Colac schools and community together
“Strong partnerships enabling increasingly close collaboration is a key principle underlying the Local Drug Action Team program. And this is what’s been achieved in Colac,” says Tapuwa Bofu, the ADF Relationship Manager who has been working closely with the town’s LDAT since it joined the program in September 2017.
Colac is a small rural community in Victoria’s Western District, approximately 150km south-west of Melbourne. It’s here that the Colac Schools and Community Together Group (SACTG) is based.
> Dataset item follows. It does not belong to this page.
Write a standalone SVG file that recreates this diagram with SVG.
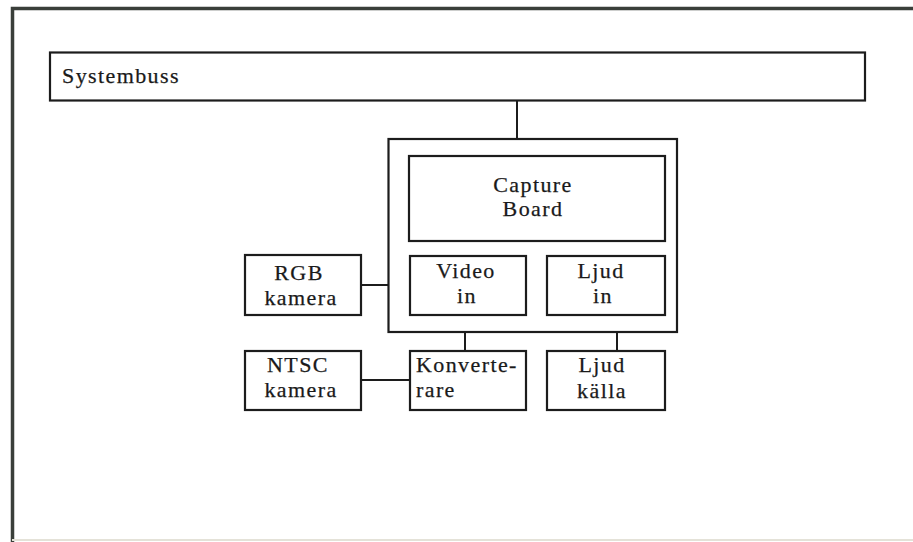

The SACTG is a partnership of local organisations taking a collective approach to the work they do with children, teenagers and their families. The approach has deepened local collaboration across a variety of sectors and the general public to solve complex social problems including a reduction in alcohol harms in the community.
“With support from the ADF’s Local Drug Action Team program, Communities that Care, Beyond the Bell and the AFL’s Geelong Football Club, among others, this work is a powerful example of a community-led initiative,” adds Eamonn O’Toole.
The group has established a shared vision. This enabled the development of a community action plan that identified prevention strategies aimed at promoting healthy development of children and young people in four priority areas:
- Improving Year 12 (or equivalent) completion rates.
- Improving social, emotional and physical wellbeing.
- Improving community understanding, attitudes and acceptance of the harms caused by alcohol and other drug use.
- Increasing community connectedness.
Colac’s Schools and Community Together Group has already developed a social marketing campaign and a series of videos – one of which was screened during a 2018 AFL match between the Geelong and Greater Western Sydney.
SACTG’s work aims to strengthen protective factors and reduce risk factors in the community and includes the Just Think program.
‘Just Think’ works with sporting clubs to change the behaviour of young people – encouraging them to abstain from consuming alcohol before the age of 18. Speaking to young people and their families, the campaign highlights the effects that alcohol has on the developing brain, their physical performance, as well as the social implications of underage drinking.